Nephrotoxicity is considered the most critical side effect of CNI treatment. CNIs lead to graft dysfunction via dose-dependent renal vasoconstriction and the development of tubular atrophy and interstitial fibrosis in the chronic course [53]. In the current study, while 6th and 48th-month eGFR values were significantly lower than the 1st-month levels in the Tac group, no significant difference was noted between Tac and CsA groups in terms of serum creatinine and eGFR levels during the entire 4-year post-transplant period. Similarly, in a past study by Alghamdi et al. [54], in CsA and Tac-treated patients, no significant difference was reported between treatment groups regarding 2-year follow-up data on serum creatinine levels. In two studies with 5-year follow-up of CNI-treated patients by Kaplan et al. [55] and Vincenti et al. [56], the authors noted significantly higher eGFR in the Tac group. The decrease in eGFR values in our patients receiving Tac therapy within the 6th month of transplantation could be explained by the CNI toxicity, urinary tract infection and inadequate oral intake. However, we did not detect any difference between the episodes of urinary infection in the two groups in the first year after transplantation. Implementation of serum urea and creatinine measurements only at a single time point is an essential limitation of the current study, given the likelihood of fluctuations in serum urea and creatinine levels between measurement dates as well as the changes in clinical condition with possible impact on the graft function such as the development of acute kidney injury.

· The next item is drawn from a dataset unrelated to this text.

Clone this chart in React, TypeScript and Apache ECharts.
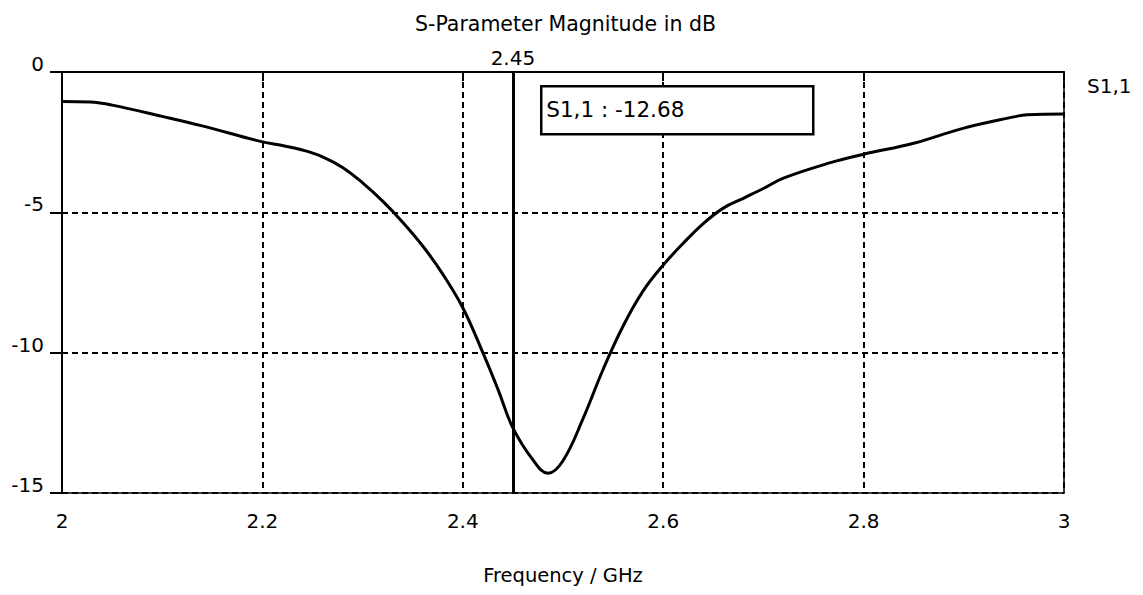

The main limitations of this single-centre study are the relatively small number of patients, the inability to extend the study over a longer period, and the lack of detailed information about patients' dietary adherence, water consumption, and other medications patients take. One hundred twenty-eight patients were included in the study, and 111 completed the study after four years. The younger age of Tac patients, which may be related to the physicians’ preference of prescribing Tac in younger patients to avoid the remarkable cosmetic side effects of CsA therapy (i.e. hirsutism, gingival hypertrophy) in this age group, might have also affected the findings achieved in the current study.